Шли той же Амуро-Якутской магистралью, навстречу железной дороге. На этот раз, достигнув перевала Станового хребта, колонна оказалась в зоне сплошной облачности. Хотя и лето, но холодно, зуб на зуб не попадает - и так тряслись по серпантину до самой станции Сковородино. Загнали нас в товарные вагоны. на этот раз без колючей проволоки. Стали гадать: если поезд пойдёт на восток, значит - на Колыму. Само слово «Колыма» пугало, кидало в дрожь. Но маневровый паровоз прокатил нас пару раз до Нижнего Невера и обратно, подцепил уйму товарных вагонов, и мы оказались в центре состава. Время шло к вечеру, паровоз сменили на электровоз, и он помчал нас на запад. «Слава Богу, Колыма нам больше не грозит!»

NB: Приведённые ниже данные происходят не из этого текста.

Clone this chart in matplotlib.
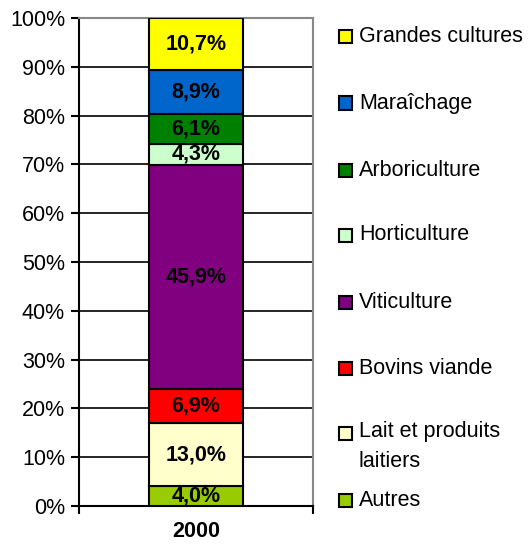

В пути выдали сухой паёк: хлеб да селёдку, иногда её заменяла солёная треска. С водой - проблема, мучения невыносимые, от жажды трескались губы. Однажды на глухом полустанке выносил с Исбахом парашу, бросил взгляд на дверь, мелом на ней было выведено: «Скот». Перевёл взгляд на другой вагон - надпись та же: «Скот», и так дальше. Стало горько и муторно на душе, до какого же уровня опустила нас страна родная! Людей замаскировали под скот. А если вдуматься, то надпись на вагонах соответствовала действительности. Кто мы такие? Скот и есть, за людей нас никто не считал. Только когда добрались до места назначения, надпись стёрли.

Миновали крупные города - Улан-Удэ, Иркутск. На четвёртые сутки на станции Тайшет «скотские» вагоны отцепили.